The U.S. bishops conference sought to downplay any shift, emphasizing that the church’s teachings on marriage remained unchanged. They clarified that the announcement articulated a distinction between liturgical (sacramental) blessings and pastoral blessings, the latter being for individuals seeking God’s grace in their lives.
Notably, Cardinal Gerhard Müller, a German cardinal and former head of the Vatican doctrinal office, criticized the declaration as “self-contradictory.” He argued that the church cannot celebrate one thing and teach another, highlighting the tension within the Catholic leadership regarding the acceptance of same-sex relationships.

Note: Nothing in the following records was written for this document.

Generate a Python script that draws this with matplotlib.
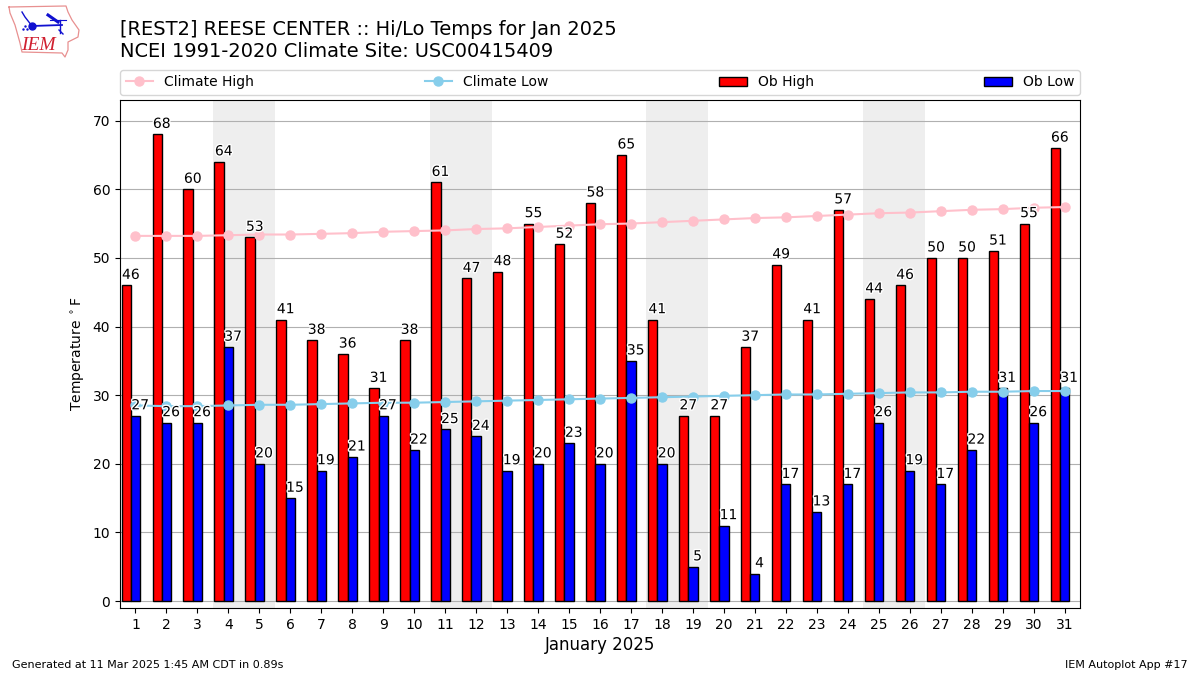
#!/usr/bin/env python
# coding: utf-8

import numpy as np
import matplotlib
matplotlib.use('Agg')
import matplotlib.pyplot as plt
import matplotlib.patheffects as PathEffects

days = list(range(1, 32))
ob_high = [46, 68, 60, 64, 53, 41, 38, 36, 31, 38, 61, 47, 48, 55, 52, 58,
           65, 41, 27, 27, 37, 49, 41, 57, 44, 46, 50, 50, 51, 55, 66]
ob_low = [27, 26, 26, 37, 20, 15, 19, 21, 27, 22, 25, 24, 19, 20, 23, 20,
          35, 20, 5, 11, 4, 17, 13, 17, 26, 19, 17, 22, 31, 26, 31]
clim_high = [53.2, 53.2, 53.2, 53.3, 53.4, 53.4, 53.5, 53.6, 53.8, 53.9, 54.0,
             54.2, 54.3, 54.5, 54.7, 54.9, 55.0, 55.2, 55.4, 55.6, 55.8, 55.9,
             56.1, 56.3, 56.5, 56.6, 56.8, 57.0, 57.1, 57.3, 57.4]
clim_low = [28.5, 28.4, 28.4, 28.5, 28.6, 28.6, 28.7, 28.8, 28.9, 28.9, 29.0,
            29.1, 29.2, 29.3, 29.4, 29.5, 29.6, 29.7, 29.8, 29.9, 30.0, 30.1,
            30.1, 30.2, 30.3, 30.4, 30.4, 30.5, 30.5, 30.6, 30.6]
weekends = [(3.5, 5.5), (10.5, 12.5), (17.5, 19.5), (24.5, 26.5)]
y_ticks = [0, 10, 20, 30, 40, 50, 60, 70]

# logo outline, in pixels of the little logo box
iowa_x = [9, 66, 68, 72, 79, 78, 68, 68, 65, 62, 22, 20, 15, 10, 9]
iowa_y = [7, 6, 12, 20, 30, 37, 42, 50, 57, 53, 52, 43, 25, 13, 7]

x = np.array(days)

fig = plt.figure(figsize=(12, 6.75), dpi=100)
ax = fig.add_axes([0.1, 0.0993, 0.8, 0.7526])

for start, end in weekends:
    ax.axvspan(start, end, color='#eeeeee', zorder=0, lw=0)
ax.grid(axis='y', color='#b0b0b0', zorder=1)
ax.set_axisbelow(True)

ax.bar(x - 0.3, ob_high, width=0.3, color='r', edgecolor='k', label='Ob High', zorder=2)
ax.bar(x, ob_low, width=0.3, color='b', edgecolor='k', label='Ob Low', zorder=2)
ax.plot(x, clim_high, color='pink', marker='o', ms=6.5, lw=1.5, label='Climate High', zorder=3)
ax.plot(x, clim_low, color='skyblue', marker='o', ms=6.5, lw=1.5, label='Climate Low', zorder=3)

outline = [PathEffects.withStroke(linewidth=2, foreground='white')]
for d, hi, lo in zip(days, ob_high, ob_low):
    ax.text(d - 0.15, hi + 0.5, str(hi), ha='center', va='bottom', zorder=4, path_effects=outline)
    ax.text(d + 0.15, lo + 0.5, str(lo), ha='center', va='bottom', zorder=4, path_effects=outline)

ax.set_xlim(0.5, 31.5)
ax.set_ylim(-1, 73)
ax.set_xticks(days)
ax.set_yticks(y_ticks)
ax.set_xlabel('January 2025', fontsize=12, labelpad=3)
ax.set_ylabel(r'Temperature $^\circ$F')

handles, labels = ax.get_legend_handles_labels()
order = [labels.index(n) for n in ['Climate High', 'Climate Low', 'Ob High', 'Ob Low']]
ax.legend([handles[i] for i in order], [labels[i] for i in order], ncol=4,
          loc='lower left', bbox_to_anchor=(0, 1.01, 1, 0.05), mode='expand',
          borderaxespad=0)

fig.text(0.1, 0.91, '[REST2] REESE CENTER :: Hi/Lo Temps for Jan 2025\n'
         'NCEI 1991-2020 Climate Site: USC00415409', fontsize=13.95, va='bottom', ha='left')
fig.text(0.01, 0.0104, 'Generated at 11 Mar 2025 1:45 AM CDT in 0.89s', fontsize=8)
fig.text(0.99, 0.0104, 'IEM Autoplot App #17', fontsize=8, ha='right')

# rough IEM logo
logo = fig.add_axes([0, 1 - 60 / 675, 85 / 1200, 60 / 675])
logo.set_xlim(0, 85)
logo.set_ylim(60, 0)
logo.axis('off')
logo.plot(iowa_x, iowa_y, color='#e89090', lw=0.9)
blue = '#1010d0'
logo.plot([32, 62], [26, 25], color=blue, lw=1.3)
logo.plot([32], [26], 'o', color=blue, ms=5)
logo.plot([22, 25, 32], [12, 17, 26], color=blue, lw=1.0)
logo.plot([48, 58], [15, 22], color=blue, lw=2.2)
logo.plot([50, 66], [20, 20], color=blue, lw=0.8)
logo.plot([60, 60], [20, 33], color=blue, lw=1.0)
logo.plot([59, 63], [30, 34], color=blue, lw=1.0)
logo.plot([23, 25, 27], [29, 26, 29], '.', color=blue, ms=1.5)
logo.text(21, 45, 'IEM', color='#d02030', fontsize=14, family='Liberation Serif',
          style='italic', va='center')

plt.savefig('out.png')
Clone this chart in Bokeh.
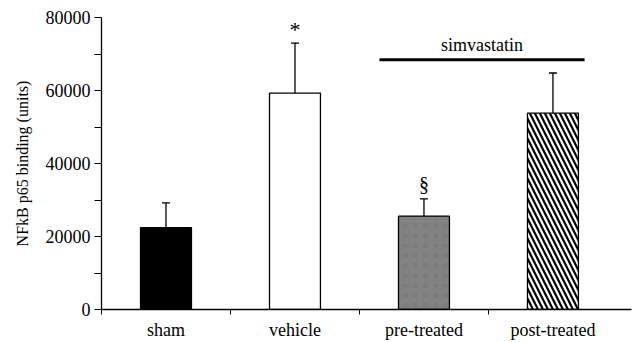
from bokeh.plotting import figure
from bokeh.models import ColumnDataSource, FixedTicker, Whisker, TeeHead, Range1d
from bokeh.core.properties import value
from bokeh.embed import file_html
from bokeh.resources import INLINE

# ---- data ----
categories = ["sham", "vehicle", "pre-treated", "post-treated"]
means = [22400, 59300, 25600, 53800]
upper_err = [29200, 73000, 30300, 64800]
y_ticks = [0, 20000, 40000, 60000, 80000]
y_minor = [10000, 30000, 50000, 70000]
marks = ["", "*", "§", ""]
group_label = "simvastatin"
group_level = 68400

# ---- styles ----
fills = ["black", "white", "#828282", "white"]
hatches = [" ", " ", ".", "\\"]
hatch_colors = ["black", "black", "#7b7b7b", "black"]
hatch_scales = [6, 6, 10, 10]
hatch_weights = [1, 1, 0.8, 2.2]
mark_sizes = {"*": "22px", "§": "20px"}
mark_offsets = {"*": 200, "§": 1000}

FONT = "Liberation Serif"

xs = [i + 0.5 for i in range(len(categories))]
src = ColumnDataSource(dict(x=xs, top=means, upper=upper_err, fill=fills,
                            hatch=hatches, hcol=hatch_colors, hscale=hatch_scales,
                            hweight=hatch_weights))

p = figure(width=636, height=342, output_backend="svg", toolbar_location=None,
           x_range=Range1d(0, 4.109), y_range=Range1d(0, 80000),
           min_border_left=101, min_border_right=5, min_border_top=17, min_border_bottom=28)
p.outline_line_color = None
p.xgrid.visible = False
p.ygrid.visible = False
p.background_fill_color = "white"
p.border_fill_color = "white"

p.vbar(x="x", top="top", width=0.395, bottom=0, source=src, fill_color="fill",
       line_color="black", line_width=1.3, hatch_pattern="hatch", hatch_color="hcol",
       hatch_scale="hscale", hatch_weight="hweight")

wh = Whisker(source=src, base="x", lower="top", upper="upper", dimension="height",
             line_color="black", line_width=1.3,
             upper_head=TeeHead(size=8, line_color="black", line_width=1.3),
             lower_head=None)
p.add_layout(wh)

# significance marks above the error bars
for i, m in enumerate(marks):
    if m:
        p.text(x=[xs[i]], y=[upper_err[i] + mark_offsets[m]], text=[m],
               text_font=value(FONT), text_font_size=mark_sizes[m], text_align="center",
               text_baseline="bottom", text_color="black")

# simvastatin bracket
x0 = xs[2] - 0.345
x1 = xs[3] + 0.245
p.segment(x0=[x0], y0=[group_level], x1=[x1], y1=[group_level], line_color="black",
          line_width=3)
p.text(x=[(x0 + x1) / 2], y=[group_level + 1400], text=[group_label],
       text_font=value(FONT), text_font_size="18px", text_align="center",
       text_baseline="bottom", text_color="black")

# axes
xa = p.xaxis[0]
xa.ticker = FixedTicker(ticks=xs, minor_ticks=[0, 1, 2, 3])
xa.major_label_overrides = {x: c for x, c in zip(xs, categories)}
xa.major_tick_out = 0
xa.major_tick_in = 0
xa.minor_tick_out = 5
xa.minor_tick_in = 0
xa.major_label_standoff = 5
xa.major_label_text_font = FONT
xa.major_label_text_font_size = "18px"
xa.major_label_text_color = "black"
xa.axis_line_color = "black"
xa.axis_line_width = 1.3
xa.minor_tick_line_color = "black"

ya = p.yaxis[0]
ya.ticker = FixedTicker(ticks=y_ticks, minor_ticks=y_minor)
ya.major_tick_out = 7
ya.major_tick_in = 0
ya.minor_tick_out = 7
ya.minor_tick_in = 0
ya.major_label_standoff = 4
ya.major_label_text_font = FONT
ya.major_label_text_font_size = "18px"
ya.major_label_text_color = "black"
ya.axis_line_color = "black"
ya.axis_line_width = 1.3
ya.major_tick_line_color = "black"
ya.minor_tick_line_color = "black"
ya.axis_label = "NFkB p65 binding (units)"
ya.axis_label_text_font = FONT
ya.axis_label_text_font_size = "16px"
ya.axis_label_text_font_style = "normal"
ya.axis_label_text_color = "black"
ya.axis_label_standoff = 12

open("out.html", "w").write(file_html(p, INLINE))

Bishops from Nigeria, Ghana, Kenya, Madagascar, and South Africa issued public statements clarifying that the new policy did not signify official recognition or acceptance of same-sex relationships. The prevailing sentiment among many was a fear that this move signaled a step toward the Catholic church embracing homosexuality.
Nigeria’s bishops reassured the faithful that the Catholic Church’s teaching on marriage remained unchanged, explicitly stating that there was no possibility of blessing same-sex unions and activities. In Mali, a priest expressed disagreement with the Vatican’s decision, emphasizing that it pertained solely to the Vatican, not to the local church.
In the United Kingdom, an organization representing 500 Catholic priests released a signed letter reaffirming the Church’s teachings on marriage and same-sex unions to address widespread confusion. In Zimbabwe, where anti-gay laws are in place, LGBTQ+ rights activist Chesterfield Samba anticipated resistance from some church branches and believed the declaration would not alter the stance of Zimbabwean same-sex couples ostracized by the church.
The Southern African Catholic Bishops Conference, based in South Africa, where same-sex marriages are permitted, appeared to welcome the possibility of blessings for gay couples. However, they clarified that their interpretation was that the blessing was done with the hope of conversion, reflecting the complex perspectives within the Catholic hierarchy on LGBTQ+ issues.